On Wed, Dec 2, 2015 at 10:49 AM, Nick Fitzgerald <nfitz...@mozilla.com>
wrote:
Re: Planning to experiment with inline storage for DOMString / webidl binding codegen Andrew McCreight 12/2/15 1:23 PM
For what it is worth, Gecko uses a single-entry per-zone cache for
converting the result of JS strings to DOM strings in getAttribute (I
think). bz added this in bug 773520, and it has had a few refinements since
then. Maybe some kind of caching would help Servo, too.

Andrew
Re: Planning to experiment with inline storage for DOMString / webidl binding codegen Alan Jeffrey 12/2/15 1:41 PM
Yes, this is on my list of things to think about.
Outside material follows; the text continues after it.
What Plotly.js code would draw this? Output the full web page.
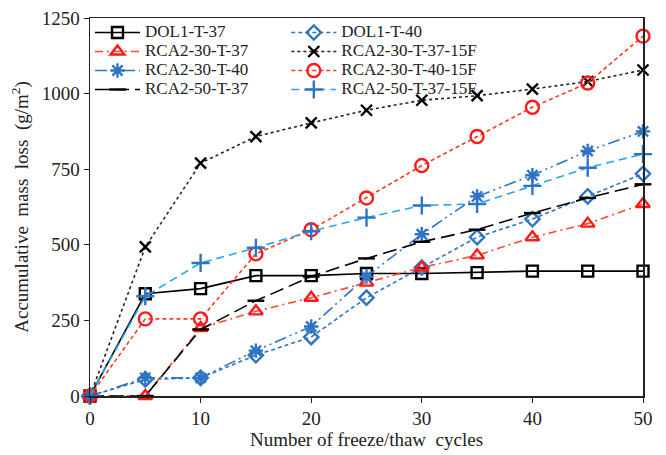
<!DOCTYPE html>
<html><head><meta charset="utf-8">
<script src="https://cdn.plot.ly/plotly-3.0.1.min.js"></script>
<style>html,body{margin:0;padding:0;background:#fff}#chart{width:666px;height:455px}</style>
</head><body><div id="chart"></div>
<script>
const cycles = [0,5,10,15,20,25,30,35,40,45,50];
const names = ["DOL1-T-37","DOL1-T-40","RCA2-30-T-37","RCA2-30-T-37-15F","RCA2-30-T-40","RCA2-30-T-40-15F","RCA2-50-T-37","RCA2-50-T-37-15F"];
const dol1_T37 = [0,338,355,398,398,405,405,408,413,413,413];
const dol1_T40 = [0,55,60,135,195,325,425,525,585,660,735];
const rca2_30_T37 = [0,0,225,280,325,375,425,465,525,570,635];
const rca2_30_T37_15F = [0,493,770,858,903,945,978,993,1015,1040,1078];
const rca2_30_T40 = [0,60,60,150,230,395,535,660,730,810,875];
const rca2_30_T40_15F = [0,255,255,470,550,655,762,858,955,1035,1190];
const rca2_50_T37 = [0,0,220,315,395,455,510,550,605,655,700];
const rca2_50_T37_15F = [0,330,440,490,545,590,630,635,695,755,800];

const series = [dol1_T37,dol1_T40,rca2_30_T37,rca2_30_T37_15F,rca2_30_T40,rca2_30_T40_15F,rca2_50_T37,rca2_50_T37_15F];
const styles = [
 {lc:'#000000', dash:'solid', sym:'square-open', mc:'#000000', ms:11},
 {lc:'#2f74c4', dash:'4px,3px', sym:'diamond-open', mc:'#2f74c4', ms:11},
 {lc:'#ff4a2a', dash:'8px,4px,2px,4px', sym:'triangle-up-open', mc:'#ff1a1a', ms:12},
 {lc:'#222222', dash:'dot', sym:'x-thin-open', mc:'#000000', ms:11},
 {lc:'#2f74c4', dash:'12px,4px,2px,4px,2px,4px', sym:'asterisk-open', mc:'#2f74c4', ms:12},
 {lc:'#ff3b1f', dash:'4px,3px', sym:'circle-open', mc:'#ff1a1a', ms:13},
 {lc:'#000000', dash:'14px,6px', sym:'line-ew-open', mc:'#000000', ms:12},
 {lc:'#2aa6e8', dash:'8px,5px', sym:'cross-thin-open', mc:'#2f74c4', ms:13}
];
const traces = series.map((y,i)=>({
  x: cycles, y: y, name: '<span style="font-size:17px">' + names[i] + '</span>', type:'scatter', mode:'lines+markers', cliponaxis:false,
  legend: (i % 2 === 0) ? 'legend' : 'legend2',
  line:{color:styles[i].lc, width:1.6, dash:styles[i].dash},
  marker:{symbol:styles[i].sym, size:styles[i].ms, color:styles[i].mc, line:{width:2.4, color:styles[i].mc}}
}));
const fam = 'Liberation Serif, Times New Roman, serif';
const legFont = {family:fam, size:11, color:'#222'};
const layout = {
  width:666, height:455,
  margin:{l:90, r:23, t:18, b:59},
  paper_bgcolor:'#fff', plot_bgcolor:'#fff',
  font: {family:fam, size:19, color:'#222'},
  showlegend:true,
  legend:{x:0.0, y:1, xanchor:'left', yanchor:'top', itemwidth:45, tracegroupgap:0, font:legFont, bgcolor:'rgba(255,255,255,0)'},
  legend2:{x:0.355, y:1, xanchor:'left', yanchor:'top', itemwidth:45, tracegroupgap:0, font:legFont, bgcolor:'rgba(255,255,255,0)'},
  xaxis:{range:[0,50], tickvals:[0,10,20,30,40,50], showgrid:false, zeroline:false, showline:true, mirror:true,
         linecolor:'#222', linewidth:1.5, ticks:'outside', ticklen:5, tickcolor:'#222',
         tickfont:{family:fam, size:19, color:'#222'},
         title:{text:'Number of freeze/thaw  cycles', font:{family:fam, size:19, color:'#222'}, standoff:4}},
  yaxis:{range:[0,1250], tickvals:[0,250,500,750,1000,1250], showgrid:false, zeroline:false, showline:true, mirror:true,
         linecolor:'#222', linewidth:1.5, ticks:'outside', ticklen:5, tickcolor:'#222',
         tickfont:{family:fam, size:19, color:'#222'},
         title:{text:'Accumulative  mass  loss  (g/m<sup>2</sup>)', font:{family:fam, size:19, color:'#222'}, standoff:8}}
};
Plotly.newPlot('chart', traces, layout, {displayModeBar:false, staticPlot:true});
</script></body></html>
On Wed, Dec 2, 2015 at 3:23 PM, Andrew McCreight <amccr...@mozilla.com>
wrote:
Re: Planning to experiment with inline storage for DOMString / webidl binding codegen Boris Zbarsky 12/2/15 2:04 PM
On 12/2/15 4:23 PM, Andrew McCreight wrote:
> For what it is worth, Gecko uses a single-entry per-zone cache for
> converting the result of JS strings to DOM strings in getAttribute (I
> think)

No, that's the other direction: DOM strings to JS strings.

-Boris
Re: Planning to experiment with inline storage for DOMString / webidl binding codegen Alan Jeffrey 12/5/15 9:05 PM
Another shot at an improved DOMString representation. This one uses one of
3 representations: either a String, an inlined string (for < 16 bytes) or
an interned string:

https://github.com/asajeffrey/servo/tree/domstring-use-atom-or-inlined-string

I did lots of hoop-jumping to get it to fit in the same 3 words as a String.

The performance is still worse than just using a String. Even more
baffling, it uses more memory if you point it at en.wikipedia.org. I can
understand a time penalty caused by straight-line code becoming branching,
but I don't understand a memory penalty.